As the accountability movement emerged with the passage of No Child Left Behind and the amendments of the Individual with Disabilities Education Act, there was a growing concern regarding how to best provide transition services for youth with disabilities. As Cobb, Lehmann, Newman-Gonchar, and Alwell (2008) have stated, a research base has emerged concerning the role of self-determination and other moderators that impact postschool outcomes. The purpose of this study was to identify if Choicemaker: Take Action: Making Goals Happen curriculum is effective in increasing global self-determination among middle school students with disabilities.
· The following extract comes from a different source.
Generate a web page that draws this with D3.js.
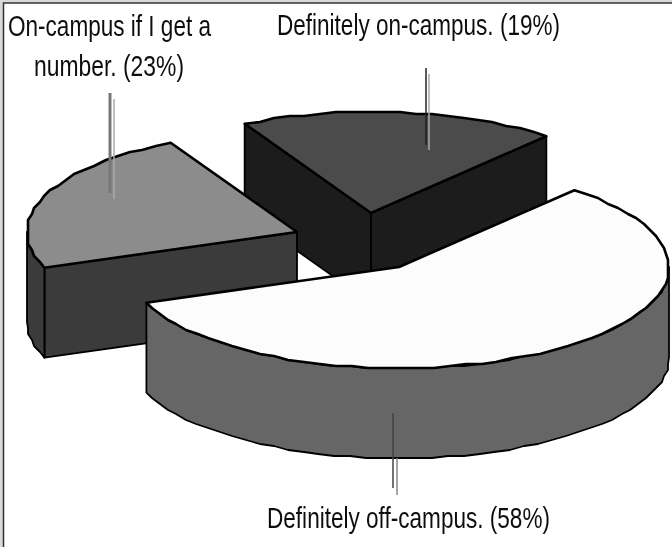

Multiple Regression analysis was used with a sample of 220 students with disabilities from two middle schools located in a suburban area of the southeastern part of the United States. One school served as the intervention group (N = 109) to pilot the implementation of the curriculum for 8 weeks while the other was selected as the control group (N = 111). Self-determination scores, as measured with the ARC Self- Determination Scale (SDS) and AIR Self-Determination Scale (AIR), were compared before and after the curriculum implementation. In addition, multiple regression procedures were used to examine how disability, gender, age, group assignment, least restrictive placement (LRE) and the interaction between disability and gender (disability x gender) and disability and LRE (disability x LRE) predict differences between pre and post SDS and AIR scores for the intervention group only.